Si vous le permettez, je vais évoquer surtout évoquer les problématiques de l'expertise scientifique médicale et de la transparence de cette expertise médicale. J'étais encore directeur général de CHU il y a quelques jours. Les établissements hospitaliers sont très concernés par ce sujet car les experts sont des hospitalo-universitaires, qui sont des hospitaliers la plupart du temps. Or nous devons assurer la transparence et l'indépendance de l'expertise, à la fois lorsque l'expertise a lieu dans l'établissement universitaire et lorsqu'elle a lieu dans les différentes agences.
Les CHU jouent un rôle important en termes de soins mais également d'enseignement et de recherche. Ils sont principalement tournés vers la recherche clinique et les essais cliniques. C'est dans ce cadre que nous retrouvons la problématique des conflits d'intérêts. La problématique est celle du lien direct qui s'établit entre l'expérimentateur - que l'on appelle souvent le leader d'opinion - et le laboratoire pharmaceutique. Cela pose des problèmes d'indépendance, de transparence et de liberté d'action.
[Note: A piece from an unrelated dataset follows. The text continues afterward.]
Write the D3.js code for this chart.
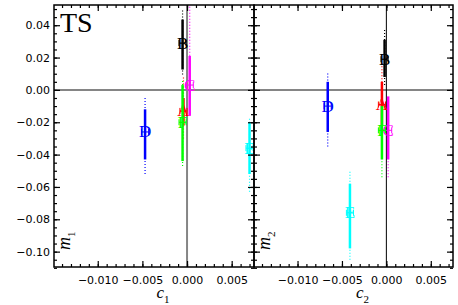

Les lois de 1993 reprises par M. Kouchner ont veillé à ce que la rupture du lien entre l'industrie pharmaceutique et l'expert scientifique soit assurée. Or cela s'avère très difficile à mettre en oeuvre au sein d'un établissement. Je vous parle d'expérience, pour l'avoir vécu pendant des années. Nous avons du mal à faire passer le message auprès des investigateurs. Nous intervenons dans la commission médicale d'établissement avec un juriste pour expliquer que la loi existe et que les protagonistes pourraient être poursuivis. Nous expliquons aux médecins qu'ils peuvent être responsables de gestion de fait si leurs associations ne sont pas reconnues officiellement et qu'ils pourraient être poursuivis fiscalement concernant les recettes de ces associations.
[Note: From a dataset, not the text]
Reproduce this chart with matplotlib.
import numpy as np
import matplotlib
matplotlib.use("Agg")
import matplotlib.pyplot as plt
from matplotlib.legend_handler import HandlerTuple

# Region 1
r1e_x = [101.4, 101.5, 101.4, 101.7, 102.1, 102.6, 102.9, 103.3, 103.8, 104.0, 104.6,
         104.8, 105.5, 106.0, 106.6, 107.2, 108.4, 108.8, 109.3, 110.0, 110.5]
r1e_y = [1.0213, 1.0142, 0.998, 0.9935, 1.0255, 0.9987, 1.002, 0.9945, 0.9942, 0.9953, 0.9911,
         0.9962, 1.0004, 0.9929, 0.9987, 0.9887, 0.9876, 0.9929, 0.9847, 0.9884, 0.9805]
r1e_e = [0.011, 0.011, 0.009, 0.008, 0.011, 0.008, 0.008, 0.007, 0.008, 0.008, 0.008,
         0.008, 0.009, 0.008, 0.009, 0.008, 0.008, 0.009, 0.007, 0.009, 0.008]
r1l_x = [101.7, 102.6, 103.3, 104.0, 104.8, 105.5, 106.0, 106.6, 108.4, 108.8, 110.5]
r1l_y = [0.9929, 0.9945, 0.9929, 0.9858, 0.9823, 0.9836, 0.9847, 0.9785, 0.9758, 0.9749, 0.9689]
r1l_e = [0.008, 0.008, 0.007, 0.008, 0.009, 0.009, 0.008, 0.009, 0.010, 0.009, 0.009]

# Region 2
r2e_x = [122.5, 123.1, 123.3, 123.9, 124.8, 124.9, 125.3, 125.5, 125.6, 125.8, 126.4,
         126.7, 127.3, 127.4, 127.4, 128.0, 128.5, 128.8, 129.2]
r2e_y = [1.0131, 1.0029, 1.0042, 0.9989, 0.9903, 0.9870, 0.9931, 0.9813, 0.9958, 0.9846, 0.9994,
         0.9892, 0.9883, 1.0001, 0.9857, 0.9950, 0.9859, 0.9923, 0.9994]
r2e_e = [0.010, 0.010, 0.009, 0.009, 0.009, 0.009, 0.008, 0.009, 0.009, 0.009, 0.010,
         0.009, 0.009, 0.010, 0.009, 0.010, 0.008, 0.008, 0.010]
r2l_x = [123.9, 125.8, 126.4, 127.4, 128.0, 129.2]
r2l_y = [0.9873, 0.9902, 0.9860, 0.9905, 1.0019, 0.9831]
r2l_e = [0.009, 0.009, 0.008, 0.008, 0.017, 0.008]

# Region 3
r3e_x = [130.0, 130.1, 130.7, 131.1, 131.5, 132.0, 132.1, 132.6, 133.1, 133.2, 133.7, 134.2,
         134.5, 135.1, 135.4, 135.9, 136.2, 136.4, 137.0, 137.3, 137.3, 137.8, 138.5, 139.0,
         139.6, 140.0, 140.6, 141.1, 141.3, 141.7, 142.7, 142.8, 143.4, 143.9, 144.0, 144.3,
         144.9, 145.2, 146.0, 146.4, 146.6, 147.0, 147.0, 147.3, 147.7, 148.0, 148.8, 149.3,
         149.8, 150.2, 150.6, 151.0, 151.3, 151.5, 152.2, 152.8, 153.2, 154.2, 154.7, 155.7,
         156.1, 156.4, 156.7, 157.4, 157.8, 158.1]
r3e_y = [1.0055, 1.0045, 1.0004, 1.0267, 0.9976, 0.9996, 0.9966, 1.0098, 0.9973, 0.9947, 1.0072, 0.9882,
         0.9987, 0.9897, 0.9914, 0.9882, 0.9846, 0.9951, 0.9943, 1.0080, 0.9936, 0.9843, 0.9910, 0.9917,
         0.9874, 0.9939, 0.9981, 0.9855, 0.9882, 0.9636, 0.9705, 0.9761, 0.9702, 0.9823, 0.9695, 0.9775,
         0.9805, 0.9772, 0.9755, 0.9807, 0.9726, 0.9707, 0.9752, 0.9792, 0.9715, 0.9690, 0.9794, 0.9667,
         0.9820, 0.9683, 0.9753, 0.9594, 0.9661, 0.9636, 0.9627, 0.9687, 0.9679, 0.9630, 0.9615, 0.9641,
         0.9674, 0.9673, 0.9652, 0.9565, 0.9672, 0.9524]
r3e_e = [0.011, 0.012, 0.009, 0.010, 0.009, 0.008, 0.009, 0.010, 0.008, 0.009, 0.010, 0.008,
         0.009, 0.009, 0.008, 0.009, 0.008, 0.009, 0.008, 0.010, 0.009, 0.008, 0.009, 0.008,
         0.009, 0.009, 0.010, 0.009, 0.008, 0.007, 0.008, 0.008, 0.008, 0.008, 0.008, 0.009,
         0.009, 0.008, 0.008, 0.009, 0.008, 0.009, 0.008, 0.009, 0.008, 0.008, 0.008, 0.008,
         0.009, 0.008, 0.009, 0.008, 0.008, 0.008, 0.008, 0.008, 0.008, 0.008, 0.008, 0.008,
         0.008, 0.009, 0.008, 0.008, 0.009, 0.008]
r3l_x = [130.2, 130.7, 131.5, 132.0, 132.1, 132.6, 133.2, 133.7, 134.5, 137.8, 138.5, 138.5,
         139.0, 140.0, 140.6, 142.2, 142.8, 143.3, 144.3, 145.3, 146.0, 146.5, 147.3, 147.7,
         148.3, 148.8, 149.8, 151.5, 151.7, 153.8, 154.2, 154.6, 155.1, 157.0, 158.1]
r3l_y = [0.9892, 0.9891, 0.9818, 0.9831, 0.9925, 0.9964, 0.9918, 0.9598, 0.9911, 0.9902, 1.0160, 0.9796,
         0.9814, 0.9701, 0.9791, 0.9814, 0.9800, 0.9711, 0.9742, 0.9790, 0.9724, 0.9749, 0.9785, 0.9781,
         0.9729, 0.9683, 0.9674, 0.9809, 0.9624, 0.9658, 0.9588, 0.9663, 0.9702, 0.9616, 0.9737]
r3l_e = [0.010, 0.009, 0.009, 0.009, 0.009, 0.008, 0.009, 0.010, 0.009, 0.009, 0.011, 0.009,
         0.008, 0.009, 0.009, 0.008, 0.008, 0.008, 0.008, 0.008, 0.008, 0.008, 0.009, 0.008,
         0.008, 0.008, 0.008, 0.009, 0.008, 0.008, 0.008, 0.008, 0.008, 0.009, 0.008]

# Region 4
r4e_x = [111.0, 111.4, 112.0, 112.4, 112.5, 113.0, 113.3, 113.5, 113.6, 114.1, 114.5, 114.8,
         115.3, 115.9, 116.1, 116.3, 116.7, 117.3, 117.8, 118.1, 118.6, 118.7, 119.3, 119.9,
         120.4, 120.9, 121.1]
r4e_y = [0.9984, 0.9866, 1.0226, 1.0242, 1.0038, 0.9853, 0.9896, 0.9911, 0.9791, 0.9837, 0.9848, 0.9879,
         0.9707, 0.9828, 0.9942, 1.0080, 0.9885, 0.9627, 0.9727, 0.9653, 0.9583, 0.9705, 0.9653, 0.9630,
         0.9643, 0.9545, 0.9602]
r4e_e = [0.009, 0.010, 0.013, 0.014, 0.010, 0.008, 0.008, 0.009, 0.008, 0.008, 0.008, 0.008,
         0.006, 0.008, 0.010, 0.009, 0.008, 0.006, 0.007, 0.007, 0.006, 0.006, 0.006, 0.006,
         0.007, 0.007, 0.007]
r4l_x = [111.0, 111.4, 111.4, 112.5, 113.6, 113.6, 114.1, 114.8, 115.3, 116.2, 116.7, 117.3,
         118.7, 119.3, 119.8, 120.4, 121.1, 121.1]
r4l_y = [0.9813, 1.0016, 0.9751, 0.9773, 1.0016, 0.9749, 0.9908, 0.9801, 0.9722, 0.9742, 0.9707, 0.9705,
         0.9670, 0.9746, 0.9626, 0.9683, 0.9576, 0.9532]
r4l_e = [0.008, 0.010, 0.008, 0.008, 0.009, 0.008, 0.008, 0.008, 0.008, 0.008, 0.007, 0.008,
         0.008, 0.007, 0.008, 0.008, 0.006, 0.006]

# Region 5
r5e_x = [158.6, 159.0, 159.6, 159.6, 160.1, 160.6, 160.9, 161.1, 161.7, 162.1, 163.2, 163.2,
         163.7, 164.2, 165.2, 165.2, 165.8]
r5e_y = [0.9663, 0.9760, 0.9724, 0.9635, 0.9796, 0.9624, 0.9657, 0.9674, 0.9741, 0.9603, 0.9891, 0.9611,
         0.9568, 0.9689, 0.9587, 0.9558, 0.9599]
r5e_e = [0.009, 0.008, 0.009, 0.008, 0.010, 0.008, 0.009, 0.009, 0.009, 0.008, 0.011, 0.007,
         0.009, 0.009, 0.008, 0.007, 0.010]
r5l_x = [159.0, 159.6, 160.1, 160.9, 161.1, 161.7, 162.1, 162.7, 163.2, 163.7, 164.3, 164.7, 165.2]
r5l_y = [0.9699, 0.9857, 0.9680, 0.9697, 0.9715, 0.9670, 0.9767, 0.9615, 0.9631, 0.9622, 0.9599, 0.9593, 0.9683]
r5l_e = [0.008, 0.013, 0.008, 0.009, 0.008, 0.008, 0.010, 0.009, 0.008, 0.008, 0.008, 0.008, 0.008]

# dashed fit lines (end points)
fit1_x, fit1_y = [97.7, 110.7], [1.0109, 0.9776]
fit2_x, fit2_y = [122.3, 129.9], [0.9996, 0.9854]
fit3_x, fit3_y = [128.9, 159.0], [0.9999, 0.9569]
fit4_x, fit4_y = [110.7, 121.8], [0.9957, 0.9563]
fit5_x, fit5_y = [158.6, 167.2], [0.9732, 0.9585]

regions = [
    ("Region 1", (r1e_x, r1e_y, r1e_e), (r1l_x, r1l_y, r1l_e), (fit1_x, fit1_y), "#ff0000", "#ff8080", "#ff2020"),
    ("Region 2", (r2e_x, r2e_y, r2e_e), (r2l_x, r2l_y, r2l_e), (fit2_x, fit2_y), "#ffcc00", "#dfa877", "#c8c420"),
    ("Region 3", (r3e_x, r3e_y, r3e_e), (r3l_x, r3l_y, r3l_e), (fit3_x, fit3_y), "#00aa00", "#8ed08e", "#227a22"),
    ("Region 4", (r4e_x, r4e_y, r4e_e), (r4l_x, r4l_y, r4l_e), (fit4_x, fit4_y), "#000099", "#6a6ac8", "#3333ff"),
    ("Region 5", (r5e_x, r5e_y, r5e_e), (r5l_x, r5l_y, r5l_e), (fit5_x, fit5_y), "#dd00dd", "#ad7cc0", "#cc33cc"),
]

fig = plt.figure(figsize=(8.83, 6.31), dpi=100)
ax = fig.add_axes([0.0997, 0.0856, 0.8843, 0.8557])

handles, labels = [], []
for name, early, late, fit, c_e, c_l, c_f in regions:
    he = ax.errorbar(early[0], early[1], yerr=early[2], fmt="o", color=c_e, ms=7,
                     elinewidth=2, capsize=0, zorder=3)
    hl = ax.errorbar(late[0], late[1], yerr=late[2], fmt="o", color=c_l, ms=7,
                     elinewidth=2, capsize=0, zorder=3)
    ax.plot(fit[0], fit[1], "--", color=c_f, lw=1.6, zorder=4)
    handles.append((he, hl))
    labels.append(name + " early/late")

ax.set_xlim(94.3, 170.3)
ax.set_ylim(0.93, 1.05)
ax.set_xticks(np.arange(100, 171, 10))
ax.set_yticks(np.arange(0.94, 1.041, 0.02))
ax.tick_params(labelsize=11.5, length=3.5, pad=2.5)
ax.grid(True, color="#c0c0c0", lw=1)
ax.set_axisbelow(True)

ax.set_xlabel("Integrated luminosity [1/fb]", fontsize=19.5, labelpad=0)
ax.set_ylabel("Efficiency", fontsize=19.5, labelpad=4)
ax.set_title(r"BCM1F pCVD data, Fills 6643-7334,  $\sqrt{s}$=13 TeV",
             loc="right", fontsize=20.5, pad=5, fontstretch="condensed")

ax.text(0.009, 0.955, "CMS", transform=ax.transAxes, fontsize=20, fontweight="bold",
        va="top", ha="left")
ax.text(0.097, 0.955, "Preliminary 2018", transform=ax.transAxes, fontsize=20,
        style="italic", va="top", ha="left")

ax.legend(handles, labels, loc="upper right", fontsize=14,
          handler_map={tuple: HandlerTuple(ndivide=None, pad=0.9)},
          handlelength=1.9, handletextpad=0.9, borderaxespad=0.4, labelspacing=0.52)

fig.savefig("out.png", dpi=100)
Nous avons proposé de verser les fonds des essais cliniques à l'hôpital nous engageant à les reverser intégralement, sans charge de gestion, aux équipes. Un certain nombre de pôles acceptent ce challenge. Une autre solution consiste à constituer une association externe, indépendante de l'industrie pharmaceutique, pour recueillir les fonds avant de les reverser aux investigateurs. A Lille, cette association s'appelle Adrinord (Association pour le développement de la recherche et de l'innovation dans le Nord-Pas-de-Calais). Pour autant, parvenons-nous à couvrir l'ensemble du champ et à éviter le lien direct ? Ce n'est pas simple. J'avais par exemple essayé de négocier avec un grand laboratoire une sorte de garantie de chiffre d'affaires sur une année. Je m'engageais à ce que des moyens d'investigation soient mis en place à cet effet. Cependant le laboratoire a refusé. En effet, les laboratoires veulent conserver ce lien direct avec l'investigateur principal.